Yes, Easter and the lead-in days were dogged by the heavy rain that has been the hallmark of the summer of 2017.
But fans at the Fullers Waiheke International Jazz Festival – whose opening and closing gigs were outdoor – were not to be deterred.
For the opening Good Friday Groove at Rangihoua Estate, the sell-out crowd simply did what sensible Waihekeans do – they took off their sensible shoes to become “as one” with the mud.
Many returned on Sunday to find the Rangihoua team had worked wonders with hay and sand to provide a serviceable venue for the Grand Finale Concert.
Between times, great music at various venues flowed like passing showers and the enthusiasm etched on punters’ faces affirmed that the weather gods continue to smile on festival director John Quigley and his team.
The biggest triumph over adversity had to be the Good Friday Groove appearance of Little Bushman, who flew from Wellington on a delayed flight on the morning of the show, minus their bass player – still stranded in Napier in the aftermath of Cyclone Cook.
They played a truncated but mesmerising set – lead singer and keyboards wizard Warren Maxwell invoking a Maori proverb that “a small offering is a treasure”.
Melbourne eight-piece The Cactus Channel lived up to their “cinematic” billing, channelling 1970s soul-funk and spaghetti western soundtracks with clever syncopated rhythms.
But the crowd of 1200 largely saved themselves for drawcard act Dave Dobbyn and his band, who duly delivered with a string of well-worn classics.
After dark, the Morra Hall dancefloor was heaving for the good-time swing of
Wellington City Shake-Em-On-Downers and Sal Valentine and the Babyshakes.
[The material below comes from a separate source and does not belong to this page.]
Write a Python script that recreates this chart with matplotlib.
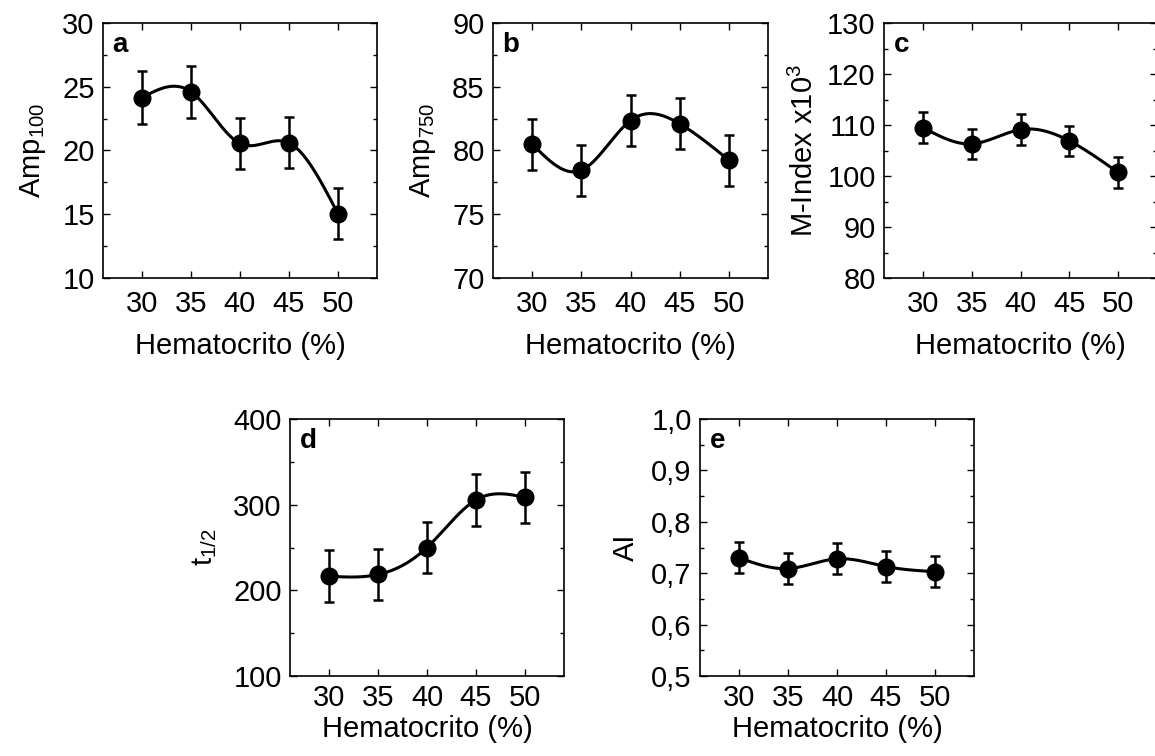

Across at Artworks Theatre, divas Allana Goldsmith and Nichaud Fitzgibbon drew a more sedate but appreciative crowd.
Biggest mystery was the empty seats at Artworks Theatre on Saturday night for the solo debut of Harry Lyon, of Hello Sailor, the Legionnaires and Coup d’Etat fame. Lyon, playing with just his guitar Big Red for company, was unfazed, treating the modest crowd to a
reflective journey which included a couple of promising tracks from his forthcoming solo album.
Worst Crowd Behaviour Award went to the party at Morra Hall on Saturday who let their children run loose in front of the stage while the parents talked loudly throughout the Peter Wood Trio’s set, oblivious to the music they and others had paid $49 to hear.
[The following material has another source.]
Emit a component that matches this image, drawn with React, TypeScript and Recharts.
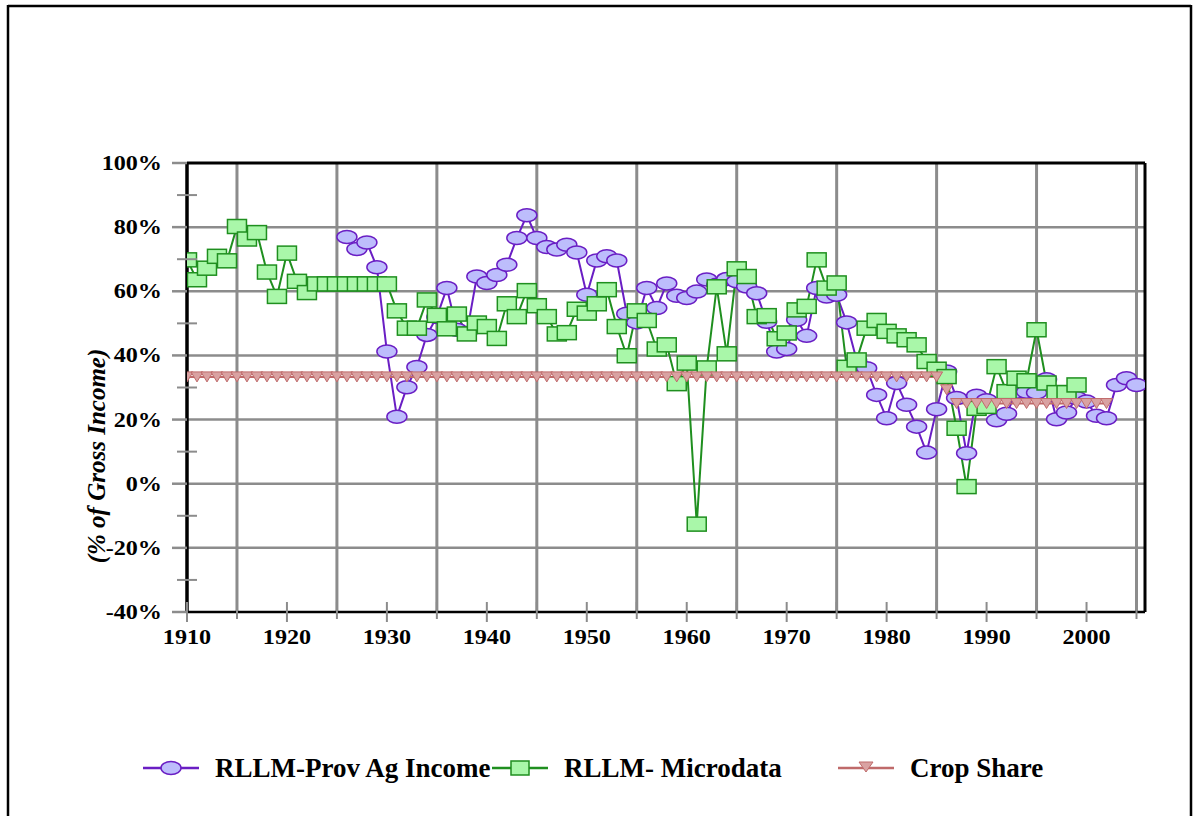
import { LineChart, Line, XAxis, YAxis, ReferenceLine } from "recharts";

// x categories (years) and axis ticks
const years = [
  1910, 1911, 1912, 1913, 1914, 1915, 1916, 1917, 1918, 1919,
  1920, 1921, 1922, 1923, 1924, 1925, 1926, 1927, 1928, 1929,
  1930, 1931, 1932, 1933, 1934, 1935, 1936, 1937, 1938, 1939,
  1940, 1941, 1942, 1943, 1944, 1945, 1946, 1947, 1948, 1949,
  1950, 1951, 1952, 1953, 1954, 1955, 1956, 1957, 1958, 1959,
  1960, 1961, 1962, 1963, 1964, 1965, 1966, 1967, 1968, 1969,
  1970, 1971, 1972, 1973, 1974, 1975, 1976, 1977, 1978, 1979,
  1980, 1981, 1982, 1983, 1984, 1985, 1986, 1987, 1988, 1989,
  1990, 1991, 1992, 1993, 1994, 1995, 1996, 1997, 1998, 1999,
  2000, 2001, 2002, 2003, 2004, 2005,
];
const xTicks = [
  1910, 1915, 1920, 1925, 1930, 1935, 1940, 1945, 1950, 1955,
  1960, 1965, 1970, 1975, 1980, 1985, 1990, 1995, 2000, 2005,
];
const gridYears = [1915, 1925, 1935, 1945, 1955, 1965, 1975, 1985, 1995, 2005];
const yTicks = [-40, -30, -20, -10, 0, 10, 20, 30, 40, 50, 60, 70, 80, 90, 100];
const yGrid = [-20, 0, 20, 40, 60, 80];

// RLLM-Prov Ag Income, 1926-2005
const provAgStart = 1926;
const provAgIncome = [
  76.9, 73.2, 75.2, 67.5, 41.2, 20.9, 30.1, 36.4, 46.4, 52.0,
  61.0, 48.0, 47.0, 64.6, 62.6, 65.1, 68.3, 76.6, 83.7, 76.6,
  73.8, 73.0, 74.5, 72.1, 58.9, 69.6, 70.9, 69.6, 53.0, 50.3,
  61.0, 54.8, 62.4, 58.6, 57.9, 59.9, 63.7, 62.0, 63.8, 63.1,
  61.5, 59.4, 50.5, 41.2, 42.0, 51.1, 46.1, 61.0, 58.4, 58.9,
  50.3, 38.5, 36.0, 27.7, 20.4, 31.4, 24.6, 17.8, 9.7, 23.2,
  35.0, 26.7, 9.5, 27.4, 26.0, 19.8, 21.8, 28.7, 28.7, 28.4,
  32.6, 20.1, 22.2, 26.7, 25.6, 21.2, 20.4, 30.8, 32.9, 30.8,
];

// RLLM- Microdata, 1910-1999
const microdata = [
  69.8, 63.6, 67.2, 70.9, 69.5, 80.2, 76.3, 78.3, 66.0, 58.4,
  71.9, 63.1, 59.6, 62.3, 62.3, 62.3, 62.3, 62.3, 62.3, 62.3,
  62.3, 53.9, 48.5, 48.5, 57.3, 52.5, 48.3, 52.9, 46.7, 50.1,
  49.0, 45.3, 56.1, 52.1, 60.2, 55.5, 52.1, 46.7, 47.1, 54.4,
  53.2, 56.1, 60.5, 49.0, 39.9, 53.9, 50.9, 42.0, 43.3, 31.2,
  37.6, -12.6, 36.1, 61.4, 40.5, 67.0, 64.6, 52.1, 52.4, 45.2,
  47.0, 54.2, 55.3, 69.8, 61.0, 62.6, 36.3, 38.6, 48.5, 50.9,
  47.5, 46.1, 44.9, 43.3, 38.1, 35.7, 33.4, 17.3, -0.9, 23.5,
  24.1, 36.5, 28.7, 32.9, 32.1, 48.0, 31.4, 28.4, 28.4, 30.8,
];

// Crop Share, 1910-2002
const cropShare = [
  33.3, 33.3, 33.3, 33.3, 33.3, 33.3, 33.3, 33.3, 33.3, 33.3,
  33.3, 33.3, 33.3, 33.3, 33.3, 33.3, 33.3, 33.3, 33.3, 33.3,
  33.3, 33.3, 33.3, 33.3, 33.3, 33.3, 33.3, 33.3, 33.3, 33.3,
  33.3, 33.3, 33.3, 33.3, 33.3, 33.3, 33.3, 33.3, 33.3, 33.3,
  33.3, 33.3, 33.3, 33.3, 33.3, 33.3, 33.3, 33.3, 33.3, 33.3,
  33.3, 33.3, 33.3, 33.3, 33.3, 33.3, 33.3, 33.3, 33.3, 33.3,
  33.3, 33.3, 33.3, 33.3, 33.3, 33.3, 33.3, 33.3, 33.3, 33.3,
  33.3, 33.3, 33.3, 33.3, 33.3, 33.3, 29.3, 25.0, 25.0, 25.0,
  25.0, 25.0, 25.0, 25.0, 25.0, 25.0, 25.0, 25.0, 25.0, 25.0,
  25.0, 25.0, 25.0,
];

const data = years.map((year, i) => ({
  year,
  prov: provAgIncome[year - provAgStart] ?? null,
  micro: microdata[i] ?? null,
  crop: cropShare[i] ?? null,
}));

const FONT = "'Liberation Serif', 'Times New Roman', serif";
const GRID = "#8c8c8c";
const PURPLE = "#6a1ec4";
const PURPLE_FILL = "#bdbdfc";
const GREEN = "#1f8f1f";
const GREEN_FILL = "#a9f7a9";
const RED = "#bf6a6a";
const RED_FILL = "#d9a2a2";

function YTick(props: any) {
  const { x, y, payload } = props;
  const v = payload.value;
  const major = v % 20 === 0;
  return (
    <g>
      {major ? (
        <line x1={x - 15} x2={x} y1={y} y2={y} stroke={GRID} strokeWidth={2.5} />
      ) : (
        <line x1={x - 10} x2={x + 10} y1={y} y2={y} stroke={GRID} strokeWidth={2} />
      )}
      {major && (
        <text
          transform={`translate(${x - 25},${y + 7}) scale(1.15,1)`}
          textAnchor="end"
          fontFamily={FONT}
          fontWeight="bold"
          fontSize={21}
          fill="#000"
        >
          {v}%
        </text>
      )}
    </g>
  );
}

function XTick(props: any) {
  const { x, y, payload } = props;
  const v = payload.value;
  const labeled = v % 10 === 0 && v <= 2000;
  return (
    <g>
      <line x1={x} x2={x} y1={y - 10} y2={y + (labeled ? 10 : 7)} stroke={GRID} strokeWidth={2} />
      {labeled && (
        <text
          transform={`translate(${x},${y + 32}) scale(1.15,1)`}
          textAnchor="middle"
          fontFamily={FONT}
          fontWeight="bold"
          fontSize={21}
          fill="#000"
        >
          {v}
        </text>
      )}
    </g>
  );
}

function CircleDot(props: any) {
  const { cx, cy, index } = props;
  if (cx == null || cy == null || props.value == null) return <g key={`p${index}`} />;
  return (
    <ellipse key={`p${index}`} cx={cx} cy={cy} rx={10} ry={6.5} fill={PURPLE_FILL} stroke={PURPLE} strokeWidth={1.5} />
  );
}

function SquareDot(props: any) {
  const { cx, cy, index } = props;
  if (cx == null || cy == null || props.value == null) return <g key={`m${index}`} />;
  return (
    <rect key={`m${index}`} x={cx - 9.5} y={cy - 7} width={19} height={14} fill={GREEN_FILL} stroke={GREEN} strokeWidth={1.5} />
  );
}

function TriangleDot(props: any) {
  const { cx, cy, index } = props;
  if (cx == null || cy == null || props.value == null) return <g key={`c${index}`} />;
  return (
    <polygon
      key={`c${index}`}
      points={`${cx - 6},${cy - 5} ${cx + 6},${cy - 5} ${cx},${cy + 5}`}
      fill={RED_FILL}
      stroke={RED}
      strokeWidth={1}
    />
  );
}

function LegendIcon({ kind }: { kind: "circle" | "square" | "triangle" }) {
  const color = kind === "circle" ? PURPLE : kind === "square" ? GREEN : RED;
  return (
    <svg width={56} height={24} style={{ display: "block" }}>
      <line x1={0} x2={56} y1={12} y2={12} stroke={color} strokeWidth={2.5} />
      {kind === "circle" && <ellipse cx={28} cy={12} rx={10} ry={6.5} fill={PURPLE_FILL} stroke={PURPLE} strokeWidth={1.5} />}
      {kind === "square" && <rect x={19} y={5} width={18} height={14} fill={GREEN_FILL} stroke={GREEN} strokeWidth={1.5} />}
      {kind === "triangle" && <polygon points="21,6 35,6 28,16" fill={RED_FILL} stroke={RED} strokeWidth={1} />}
    </svg>
  );
}

const legendItems = [
  { label: "RLLM-Prov Ag Income", kind: "circle" as const, left: 143 },
  { label: "RLLM- Microdata", kind: "square" as const, left: 492 },
  { label: "Crop Share", kind: "triangle" as const, left: 838 },
];

export default function App() {
  return (
    <div style={{ position: "absolute", left: 0, top: 0, width: 1198, height: 816, background: "#fff", overflow: "hidden" }}>
      <LineChart
        width={1198}
        height={816}
        data={data}
        margin={{ top: 163, right: 53, left: 127, bottom: 154 }}
      >
        <XAxis
          dataKey="year"
          type="number"
          domain={[1910, 2005.85]}
          ticks={xTicks}
          interval={0}
          tickSize={0}
          tickMargin={0}
          height={50}
          axisLine={{ stroke: "#000", strokeWidth: 2.5 }}
          tick={<XTick />}
          allowDataOverflow
        />
        <YAxis
          type="number"
          domain={[-40, 100]}
          ticks={yTicks}
          interval={0}
          tickSize={0}
          tickMargin={0}
          width={60}
          axisLine={{ stroke: "#000", strokeWidth: 3.5 }}
          tick={<YTick />}
          allowDataOverflow
        />
        {yGrid.map((v) => (
          <ReferenceLine key={`h${v}`} y={v} stroke={GRID} strokeWidth={2.5} />
        ))}
        {gridYears.map((yr) => (
          <ReferenceLine key={`v${yr}`} x={yr} stroke={GRID} strokeWidth={3} />
        ))}
        <ReferenceLine y={100} stroke="#000" strokeWidth={3} />
        <ReferenceLine x={2005.85} stroke="#000" strokeWidth={3} />
        <Line
          dataKey="prov"
          name="RLLM-Prov Ag Income"
          stroke={PURPLE}
          strokeWidth={2}
          dot={CircleDot}
          activeDot={false}
          isAnimationActive={false}
        />
        <Line
          dataKey="micro"
          name="RLLM- Microdata"
          stroke={GREEN}
          strokeWidth={2}
          dot={SquareDot}
          activeDot={false}
          isAnimationActive={false}
        />
        <Line
          dataKey="crop"
          name="Crop Share"
          stroke={RED}
          strokeWidth={2}
          dot={TriangleDot}
          activeDot={false}
          isAnimationActive={false}
        />
      </LineChart>

      <svg width={1198} height={816} style={{ position: "absolute", left: 0, top: 0, pointerEvents: "none" }}>
        <line x1={8} x2={1191} y1={6} y2={6} stroke="#000" strokeWidth={2.5} />
        <line x1={8} x2={8} y1={5} y2={816} stroke="#000" strokeWidth={2.5} />
        <line x1={1191} x2={1191} y1={5} y2={816} stroke="#000" strokeWidth={2.5} />
        <text
          transform="translate(105,456) rotate(-90)"
          textAnchor="middle"
          fontFamily={FONT}
          fontWeight="bold"
          fontStyle="italic"
          fontSize={25}
          fill="#000"
        >
          (% of Gross Income)
        </text>
      </svg>

      {legendItems.map((it) => (
        <div
          key={it.label}
          style={{
            position: "absolute",
            left: it.left,
            top: 755,
            display: "flex",
            alignItems: "center",
            fontFamily: FONT,
            fontWeight: "bold",
            fontSize: 27,
            whiteSpace: "nowrap",
            lineHeight: "26px",
          }}
        >
          <LegendIcon kind={it.kind} />
          <span style={{ marginLeft: 16 }}>{it.label}</span>
        </div>
      ))}
    </div>
  );
}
Hardest working band? Hopetoun Brown were everywhere during the festival (including backing Dobbyn on Outlook for Thursday) and they really blew fans away in the intimate setting of John Quigley’s Aperitivo bar at Saturday’s Late Night Supper.
Other standouts: Auckland-based Miho Wada and band at Morra; the PJ Koopman Trio at Artworks while, on Sunday, the Stefan Nagler Trio impressed with surprise guests Cat Tunks and Edwina Thorne.
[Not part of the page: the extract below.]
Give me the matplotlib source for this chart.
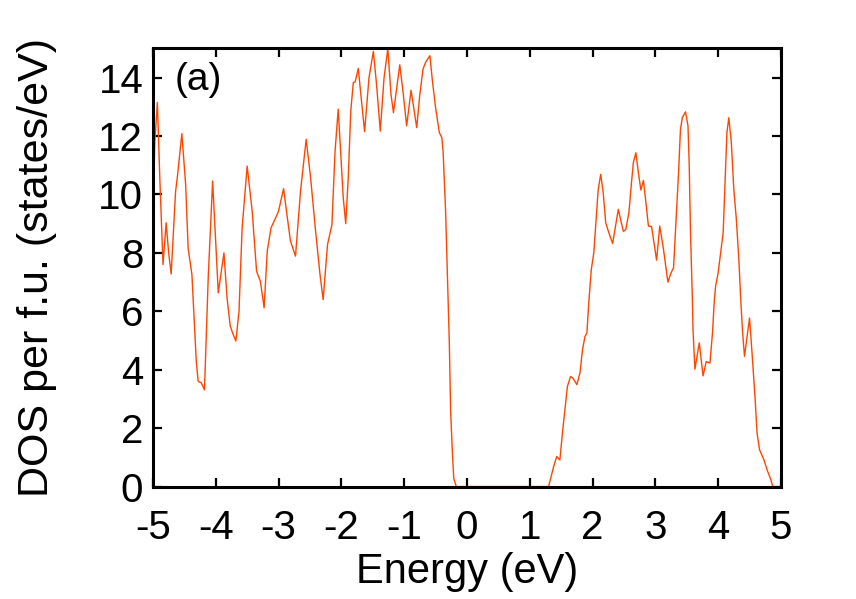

In a heartbeat, it seemed, it was back to Rangihoua for the Grand Finale, where the prospect of mud did deter some fans second time around. But several hundred who did make it enjoyed a trail mix of festival favourites including Paul TT and Craig Bracken, Allana Goldsmith, Nichaud Fitzgibbon, Stefan Nagler Trio, Nairobi Trio with George Washingmachine, the Shake-Em-On-Downers and Sal Valentine and the Babyshakes.
“It was a miracle the way they pulled it off,” says our man at the festival, Graham Hooper. “They worked really hard to beat the weather – and it worked. I saw happy, smiling faces the whole time.”